Child Psychologist
Jean Piaget
He found the secrets of human learning and knowledge hidden behind the cute and seemingly illogical notions of children
BY SEYMOUR PAPERT
Jean Piaget, the pioneering Swiss philosopher and psychologist,
spent much of his professional life listening to children,
watching children and poring over reports of researchers around
the world who were doing the same. He found, to put it most
succinctly, that children don't think like grownups. After
thousands of interactions with young people often barely old
enough to talk, Piaget began to suspect that behind their cute
and seemingly illogical utterances were thought processes that
had their own kind of order and their own special logic.
Einstein called it a discovery "so simple that only a genius
could have thought of it."
Piaget's insight opened a new window into the inner workings of
the mind. By the end of a wide-ranging and remarkably prolific
research career that spanned nearly 75 years--from his first
scientific publication at age 10 to work still in progress when
he died at 84--Piaget had developed several new fields of
science: developmental psychology, cognitive theory and what
came to be called genetic epistemology. Although not an
educational reformer, he championed a way of thinking about
children that provided the foundation for today's
education-reform movements. It was a shift comparable to the
displacement of stories of "noble savages" and "cannibals" by
modern anthropology. One might say that Piaget was the first to
take children's thinking seriously.
Others who shared this respect for children--John Dewey in the
U.S., Maria Montessori in Italy and Paulo Freire in
Brazil--fought harder for immediate change in the schools, but
Piaget's influence on education is deeper and more pervasive. He
has been revered by generations of teachers inspired by the
belief that children are not empty vessels to be filled with
knowledge (as traditional pedagogical theory had it) but active
builders of knowledge--little scientists who are constantly
creating and testing their own theories of the world. And though
he may not be as famous as Sigmund Freud or even B.F. Skinner,
his contribution to psychology may be longer lasting. As
computers and the Internet give children greater autonomy to
explore ever larger digital worlds, the ideas he pioneered
become ever more relevant.
Piaget grew up near Lake Neuchatel in a quiet region of French
Switzerland known for its wines and watches. His father was a
professor of medieval studies and his mother a strict Calvinist.
He was a child prodigy who soon became interested in the
scientific study of nature.
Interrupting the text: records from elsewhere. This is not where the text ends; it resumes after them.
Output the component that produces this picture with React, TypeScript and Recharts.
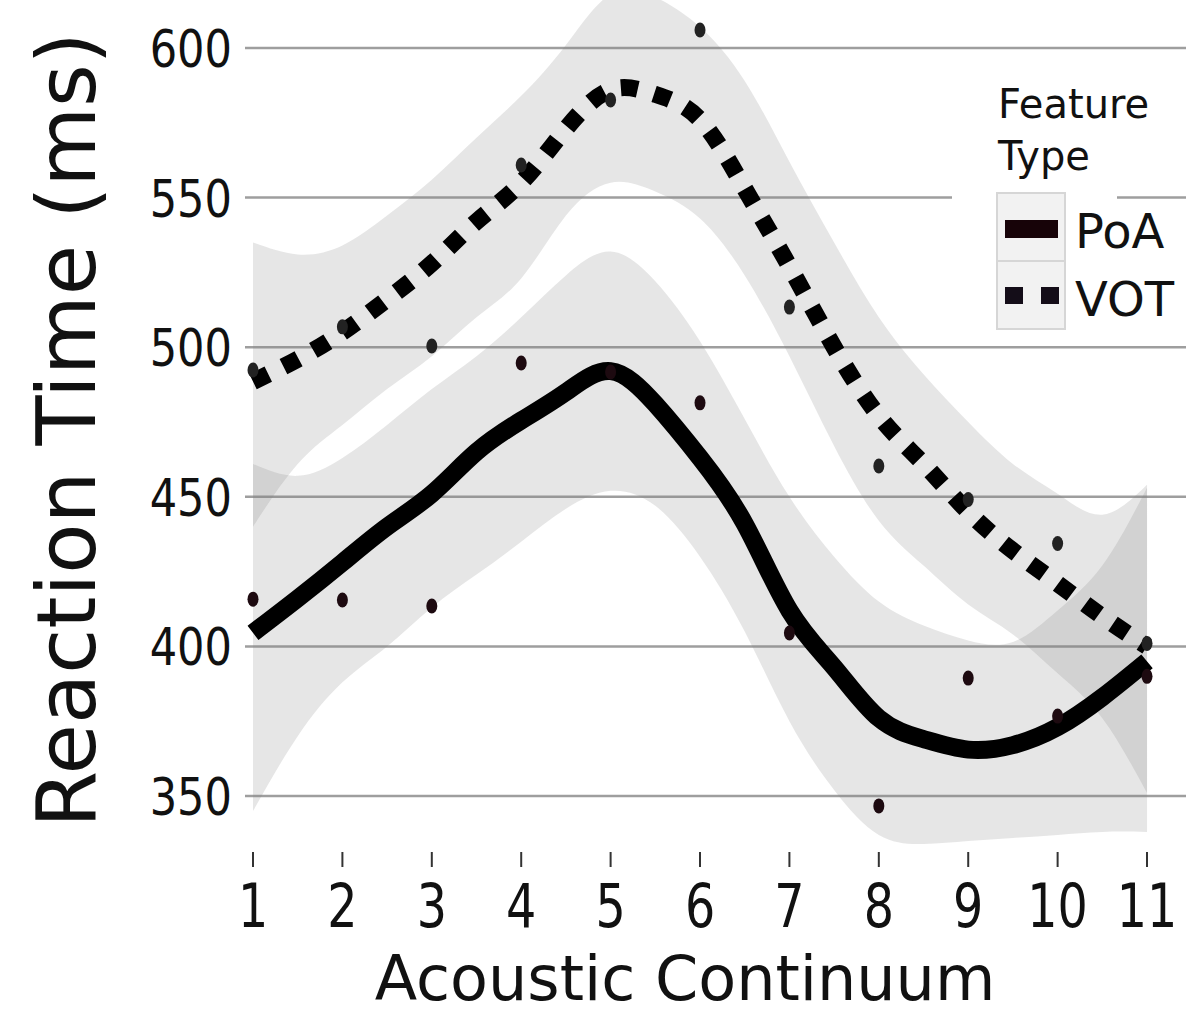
import React from 'react';
import { ComposedChart, Area, Line, Scatter, XAxis, YAxis, CartesianGrid, Legend, Label } from 'recharts';

const fitX = [1, 1.5, 2, 2.5, 3, 3.5, 4, 4.5, 5, 5.5, 6, 6.5, 7, 7.5, 8, 8.5, 9, 9.5, 10, 10.5, 11];
const poaFit = [404.5, 416, 428, 440, 451, 465, 475.5, 485, 492, 481, 463, 441, 412, 393, 376, 369, 365.5, 367, 373, 383, 395];
const votFit = [488.5, 496, 505, 516, 528, 542, 555, 573, 586, 584.5, 576, 553, 527, 500, 477, 461, 445, 432, 421, 410, 400];
const poaLow = [345, 370, 388, 400, 413, 424, 435, 446, 452, 447, 430, 405, 375, 352, 337, 334, 335, 336, 337, 338, 338];
const poaHigh = [461, 457, 463, 474, 486, 497, 510, 524, 532, 522, 502, 476, 450, 430, 415, 407, 402, 401.5, 412, 427, 453];
const votLow = [440, 461, 474, 486, 497, 510, 523, 544, 555, 552, 543, 524, 497, 467, 442, 427, 414, 404, 391, 376, 351];
const votHigh = [535, 531, 534, 544, 556, 570, 584, 601, 618, 617, 607, 589, 562, 535, 510, 491, 475, 461, 451, 444, 454];

// raw means per step
const stepX = [1, 2, 3, 4, 5, 6, 7, 8, 9, 10, 11];
const poaPoints = [415.8, 415.5, 413.5, 494.7, 491.7, 481.4, 404.5, 346.7, 389.4, 376.7, 390];
const votPoints = [492.4, 506.8, 500.4, 560.9, 582.6, 606, 513.4, 460.3, 449.1, 434.4, 401];

const xTicks = [1, 2, 3, 4, 5, 6, 7, 8, 9, 10, 11];
const yTicks = [350, 400, 450, 500, 550, 600];

const fitData = fitX.map((x, i) => ({
  x,
  poa: poaFit[i],
  vot: votFit[i],
  poaBand: [poaLow[i], poaHigh[i]],
  votBand: [votLow[i], votHigh[i]],
}));
const poaData = stepX.map((x, i) => ({ x, y: poaPoints[i] }));
const votData = stepX.map((x, i) => ({ x, y: votPoints[i] }));

const font = 'DejaVu Sans, Verdana, sans-serif';

const XTick = (props: any) => {
  const { x, y, payload } = props;
  return (
    <g>
      <line x1={x} x2={x} y1={y + 8} y2={y + 23} stroke="#333" strokeWidth={2} />
      <text transform={`translate(${x},${y + 83}) scale(0.78,1)`} textAnchor="middle" fontSize={61} fontFamily={font} fill="#111">
        {payload.value}
      </text>
    </g>
  );
};

const YTick = (props: any) => {
  const { x, y, payload } = props;
  return (
    <text transform={`translate(${x - 13},${y + 19}) scale(0.83,1)`} textAnchor="end" fontSize={52} fontFamily={font} fill="#111">
      {payload.value}
    </text>
  );
};

// only the tick rows, not the frame edges
const GridRow = (props: any) => {
  const { x1, x2, y1, y2 } = props;
  if (y1 < 2 || y1 > 840) return <g />;
  return <line x1={x1} x2={x2} y1={y1} y2={y2} stroke="#9e9e9e" strokeWidth={2.5} />;
};

const Dot = (color: string) => (props: any) => (
  <ellipse cx={props.cx} cy={props.cy} rx={5.5} ry={7.5} fill={color} />
);

const LegendBox = () => (
  <svg width={251} height={280} style={{ display: 'block' }}>
    <rect x={0} y={0} width={165} height={275} fill="#fff" />
    <text x={46} y={58} fontSize={40} fontFamily={font} fill="#111">Feature</text>
    <text x={46} y={110} fontSize={40} fontFamily={font} fill="#111">Type</text>
    <rect x={45} y={133} width={68} height={68} fill="#f2f2f2" stroke="#d6d6d6" strokeWidth={2} />
    <rect x={45} y={201} width={68} height={68} fill="#f2f2f2" stroke="#d6d6d6" strokeWidth={2} />
    <rect x={53} y={160} width={53} height={18} fill="#170308" />
    <rect x={53} y={227} width={18} height={17} fill="#140d18" />
    <rect x={89} y={227} width={18} height={17} fill="#140d18" />
    <text x={123} y={188} fontSize={48} fontFamily={font} fill="#111">PoA</text>
    <text x={123} y={256} fontSize={48} fontFamily={font} fill="#111">VOT</text>
  </svg>
);

const App: React.FC = () => {
  return (
    <div style={{ position: 'absolute', left: 0, top: 0, width: 1203, height: 1015, background: '#fff' }}>
      <ComposedChart
        width={1203}
        height={1015}
        data={fitData}
        margin={{ top: 0, right: 17, bottom: 71, left: 145 }}
      >
        <CartesianGrid vertical={false} horizontal={<GridRow />} />
        <XAxis
          dataKey="x"
          type="number"
          domain={[0.9105, 11.436]}
          ticks={xTicks}
          allowDataOverflow
          axisLine={false}
          tickLine={false}
          tickSize={0}
          tickMargin={0}
          height={100}
          tick={<XTick />}
          interval={0}
        >
          <Label
            content={() => (
              <text x={685} y={1000} textAnchor="middle" fontSize={62} fontFamily={font} fill="#111">
                Acoustic Continuum
              </text>
            )}
          />
        </XAxis>
        <YAxis
          type="number"
          domain={[333.96, 616.04]}
          ticks={yTicks}
          allowDataOverflow
          axisLine={false}
          tickLine={false}
          tickSize={0}
          tickMargin={0}
          width={100}
          tick={<YTick />}
          interval={0}
        >
          <Label
            content={() => (
              <text transform="translate(95,430) rotate(-90)" textAnchor="middle" fontSize={82} fontFamily={font} fill="#111">
                Reaction Time (ms)
              </text>
            )}
          />
        </YAxis>
        <Area type="natural" dataKey="poaBand" stroke="none" fill="#808080" fillOpacity={0.2} isAnimationActive={false} legendType="none" />
        <Area type="natural" dataKey="votBand" stroke="none" fill="#808080" fillOpacity={0.2} isAnimationActive={false} legendType="none" />
        <Scatter data={poaData} dataKey="y" shape={Dot('#1d0a10')} isAnimationActive={false} legendType="none" />
        <Scatter data={votData} dataKey="y" shape={Dot('#222222')} isAnimationActive={false} legendType="none" />
        <Line type="natural" dataKey="poa" stroke="#000" strokeWidth={18} dot={false} activeDot={false} isAnimationActive={false} name="PoA" />
        <Line type="natural" dataKey="vot" stroke="#000" strokeWidth={17} strokeDasharray="17 17" dot={false} activeDot={false} isAnimationActive={false} name="VOT" />
        <Legend
          layout="horizontal"
          verticalAlign="middle"
          align="center"
          content={<LegendBox />}
          wrapperStyle={{ position: 'absolute', left: 952, top: 60, width: 251, height: 280 }}
        />
      </ComposedChart>
    </div>
  );
};

export default App;
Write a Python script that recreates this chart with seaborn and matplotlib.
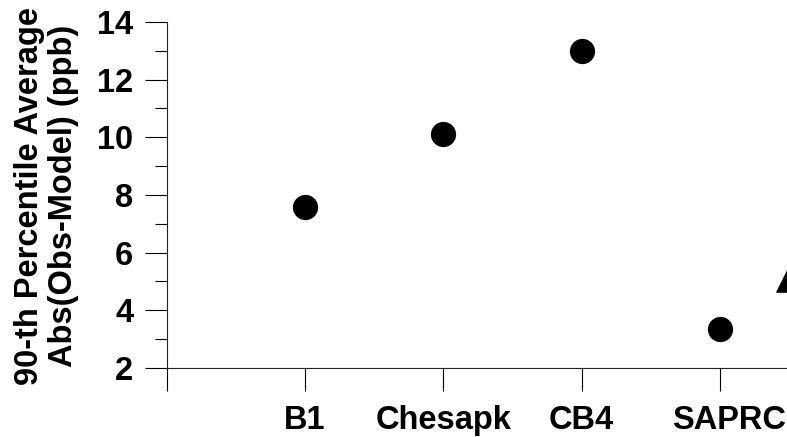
import matplotlib
matplotlib.use("Agg")
import matplotlib.pyplot as plt
import matplotlib.transforms as mtransforms
import seaborn as sns
import pandas as pd
from matplotlib.ticker import MultipleLocator

# data
mechanisms = ['B1', 'Chesapk', 'CB4', 'SAPRC']
abs_err_90 = [7.6, 10.1, 13.0, 3.35]
# second series, only its edge shows at the right border
extra_x = [4.5]
extra_y = [5.1]

df = pd.DataFrame({'pos': range(1, len(mechanisms) + 1), 'val': abs_err_90})

sns.set_style('ticks')
plt.rcParams['font.family'] = ['Liberation Sans', 'DejaVu Sans']
plt.rcParams['font.weight'] = 'bold'
plt.rcParams['text.color'] = 'black'
plt.rcParams['axes.labelcolor'] = 'black'
plt.rcParams['xtick.color'] = 'black'
plt.rcParams['ytick.color'] = 'black'

fs = 23.5

fig = plt.figure(figsize=(7.87, 4.37), dpi=100)
ax = fig.add_axes([0.2118, 0.1579, 0.7882, 0.7918])

sns.scatterplot(data=df, x='pos', y='val', ax=ax, s=330, color='black',
                marker='o', edgecolor='black', linewidth=0, clip_on=False, zorder=3)
ax.scatter(extra_x, extra_y, s=330, marker='^', color='black', clip_on=False, zorder=3)

ax.set_xlim(0, 4.485)
ax.set_ylim(2, 14)
ax.set_xticks(range(0, len(mechanisms) + 1))
ax.set_xticklabels([''] + mechanisms, fontsize=fs, fontweight='bold')
ax.set_yticks(range(2, 15, 2))
ax.set_yticklabels([str(v) for v in range(2, 15, 2)], fontsize=fs, fontweight='bold')
ax.yaxis.set_minor_locator(MultipleLocator(1))

ax.tick_params(axis='x', which='major', direction='out', length=16.5, width=0.8,
               pad=10.5)
ax.tick_params(axis='y', which='major', direction='out', length=16, width=0.8,
               pad=8)
ax.tick_params(axis='y', which='minor', direction='out', length=8.5, width=0.8)

# last label sits a little right of its tick in the original
last = ax.get_xticklabels()[-1]
last.set_transform(last.get_transform() +
                   mtransforms.ScaledTranslation(9 / 100, 0, fig.dpi_scale_trans))

ax.set_xlabel('')
ax.set_ylabel('90-th Percentile Average\nAbs(Obs-Model) (ppb)', fontsize=fs,
              fontweight='bold', linespacing=1.1)
ax.yaxis.set_label_coords(-0.142, 0.496)

for side in ['top', 'right']:
    ax.spines[side].set_visible(False)
for side in ['left', 'bottom']:
    ax.spines[side].set_linewidth(0.8)
    ax.spines[side].set_color('#222222')

plt.savefig('out.png', dpi=100)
When, at age 10, his observations
led to questions that could be answered only by access to the
university library, Piaget wrote and published a short note on
the sighting of an albino sparrow in the hope that this would
influence the librarian to stop treating him like a child. It
worked. Piaget was launched on a path that would lead to his
doctorate in zoology and a lifelong conviction that the way to
understand anything is to understand how it evolves.